PEOPLE v. PANIS G.R. Nos. L-58674-77 July 11, 1990 Illegal Recruitment


Four informations were filed alleging that Serapio Abug, “without first securing a license from the Ministry of Labor as a holder of authority to operate a fee-charging employment agency, did then and there wilfully, unlawfully and criminally operate a private fee charging employment agency by charging fees and expenses (from) and promising employment in Saudi Arabia” to four separate individuals named therein, in violation of Article 16 in relation to Article 39 of the Labor Code. 

Abug filed a motion to quash on the ground that the informations did not charge an offense because he was accused of illegally recruiting only one person in each of the four informations. Under the proviso in Article 13(b), he claimed, there would be illegal recruitment only “whenever two or more persons are in any manner promised or offered any employment for a fee. ”

The Motion was subsequently granted. Hence, this certiorari.



Whether the number of persons dealt with is an essential ingredient of the act of recruitment and placement of workers.

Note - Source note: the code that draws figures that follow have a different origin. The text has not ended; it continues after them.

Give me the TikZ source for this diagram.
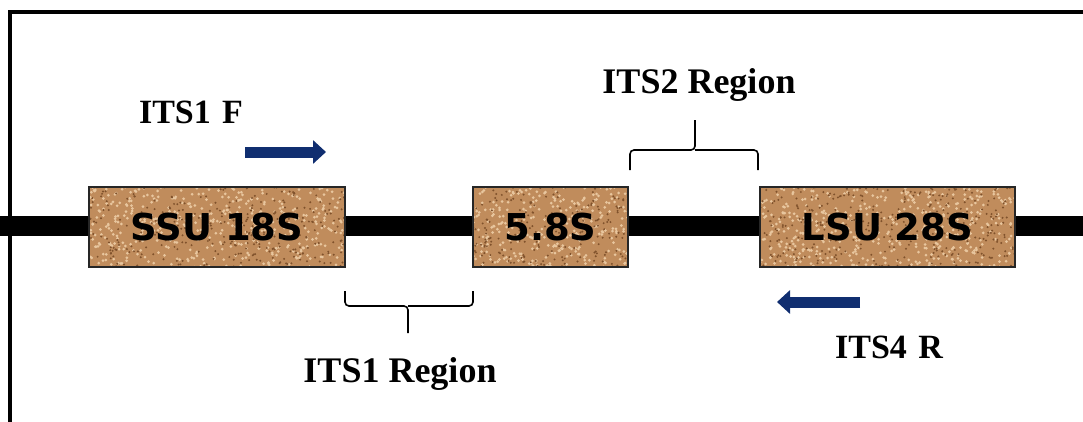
\documentclass[tikz,border=0pt]{standalone}
\usepackage{fontspec}
\setmainfont{Liberation Serif}
\newfontfamily\genefont{DejaVu Sans}
\usetikzlibrary{positioning,arrows.meta}
\definecolor{cork}{RGB}{192,140,92}
\definecolor{corklight}{RGB}{232,198,158}
\definecolor{corkdark}{RGB}{128,82,44}
\definecolor{primerblue}{RGB}{16,46,112}
\tikzset{
  gene/.style={draw=black!85, line width=2pt, fill=cork, minimum height=80pt,
    inner sep=0pt, font=\genefont\bfseries\fontsize{37}{40}\selectfont,
    path picture={
      \foreach \i in {1,...,500}{
        \pgfmathsetmacro\px{rnd*260}\pgfmathsetmacro\py{rnd*85}
        \fill[corklight] ([shift={(\px pt,-\py pt)}]path picture bounding box.north west) circle (1.5pt);}
      \foreach \i in {1,...,350}{
        \pgfmathsetmacro\px{rnd*260}\pgfmathsetmacro\py{rnd*85}
        \fill[corkdark] ([shift={(\px pt,-\py pt)}]path picture bounding box.north west) circle (1.1pt);}
    }},
  primer/.style={line width=11pt, primerblue, -{Triangle[width=23pt,length=13pt]}},
  region/.style={line width=1.6pt, rounded corners=4pt},
  lbl/.style={anchor=base, inner sep=0pt, font=\bfseries\fontsize{34}{36}\selectfont},
  rlbl/.style={lbl, font=\bfseries\fontsize{36}{38}\selectfont}
}
\begin{document}
\begin{tikzpicture}[x=1pt,y=-1pt]
  \useasboundingbox (0,0) rectangle (1083,421);
  \draw[line width=3.5pt] (10,12) rectangle (1110,450);
  % rDNA backbone
  \coordinate (start) at (0,226);
  \coordinate (end) at (1083,226);
  \draw[line width=20pt] (start) -- (end);
  \pgfmathsetseed{42}
  \node[gene, minimum width=256pt] (ssu) at (217,227) {SSU 18S};
  \node[gene, minimum width=155pt] (s58) at (550.5,227) {5.8S};
  \node[gene, minimum width=255pt] (lsu) at (887.5,227) {LSU 28S};
  % primers
  \coordinate (fwdA) at (245,152);
  \coordinate (fwdB) at (326,152);
  \draw[primer] (fwdA) -- (fwdB);
  \node[lbl] (its1f) at (191,123) {ITS1\,\,F};
  \coordinate (revA) at (860,302);
  \coordinate (revB) at (777,302);
  \draw[primer] (revA) -- (revB);
  \node[lbl] (its4r) at (889,358) {ITS4\,\,R};
  % ITS2 brace
  \coordinate (b2l) at (630,170);
  \coordinate (b2m) at (695,150);
  \coordinate (b2t) at (695,120);
  \coordinate (b2r) at (758,170);
  \draw[region] (b2l) |- (b2m) -- (b2t);
  \draw[region] (b2r) |- (b2m);
  \node[rlbl] (its2) at (699,93) {ITS2 Region};
  % ITS1 brace
  \coordinate (b1l) at (345,291);
  \coordinate (b1m) at (408,306);
  \coordinate (b1t) at (408,333);
  \coordinate (b1r) at (473,291);
  \draw[region] (b1l) |- (b1m) -- (b1t);
  \draw[region] (b1r) |- (b1m);
  \node[rlbl] (its1) at (400,382) {ITS1 Region};
\end{tikzpicture}
\end{document}
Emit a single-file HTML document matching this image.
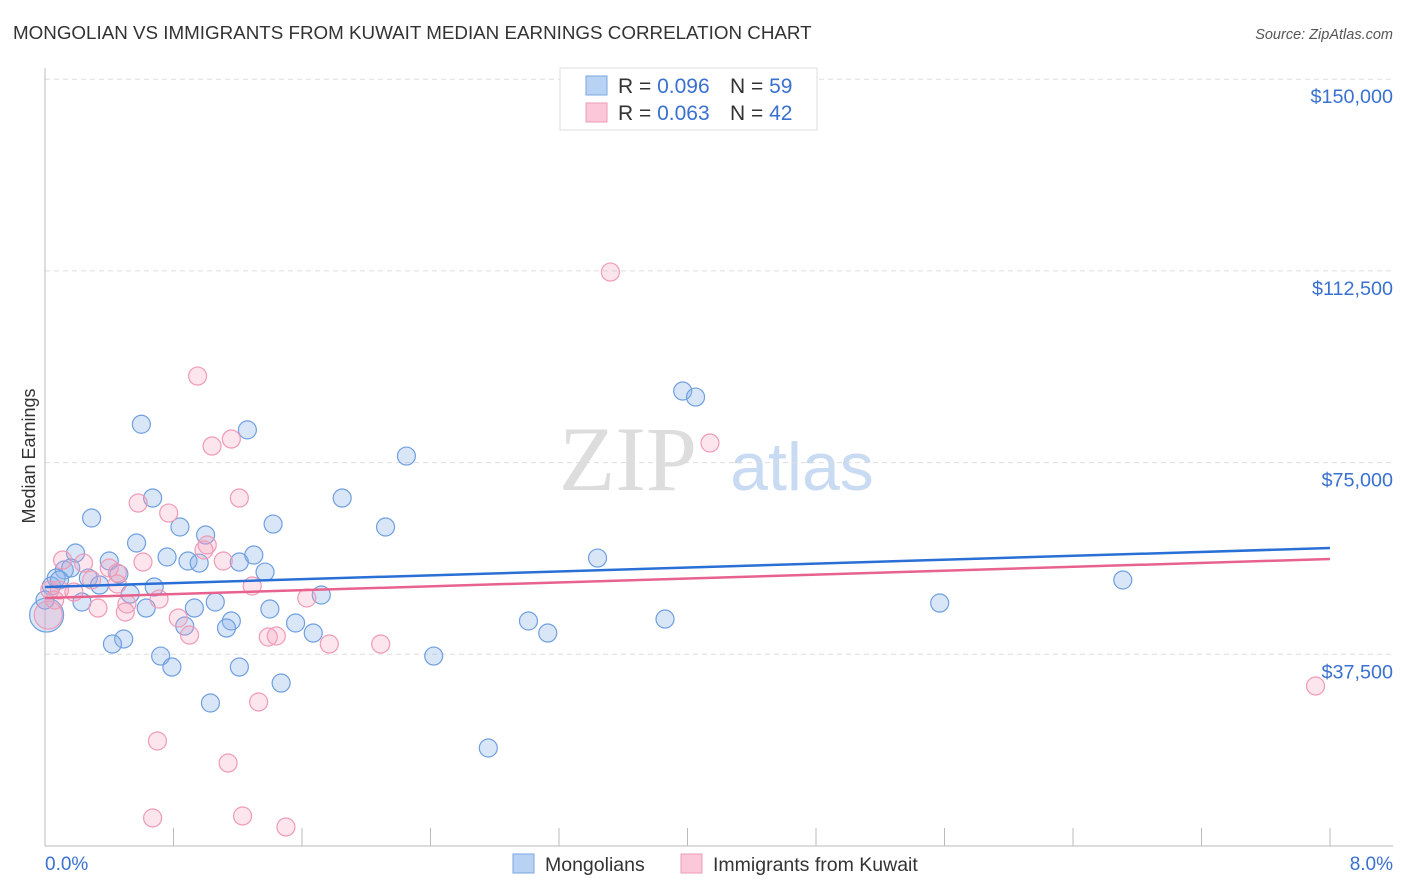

As we see it, the proviso was intended neither to impose a condition on the basic rule nor to provide an exception thereto but merely to create a presumption. The presumption is that the individual or entity is engaged in recruitment and placement whenever he or it is dealing with two or more persons to whom, in consideration of a fee, an offer or promise of employment is made in the course of the “canvassing, enlisting, contracting, transporting, utilizing, hiring or procuring (of) workers. ”

The number of persons dealt with is not an essential ingredient of the act of recruitment and placement of workers. Any of the acts mentioned in the basic rule in Article 13(b) win constitute recruitment and placement even if only one prospective worker is involved.

The proviso merely lays down a rule of evidence that where a fee is collected in consideration of a promise or offer of employment to two or more prospective workers, the individual or entity dealing with them shall be deemed to be engaged in the act of recruitment and placement. The words “shall be deemed” create that presumption.

In the instant case, the word “shall be deemed” should by the same token be given the force of a disputable presumption or of prima facie evidence of engaging in recruitment and placement.

At any rate, the interpretation here adopted should give more force to the campaign against illegal recruitment and placement, which has victimized many Filipino workers seeking a better life in a foreign land, and investing hard- earned savings or even borrowed funds in pursuit of their dream, only to be awakened to the reality of a cynical deception at the hands of theirown countrymen.

The four informations against the private respondent was reinstated.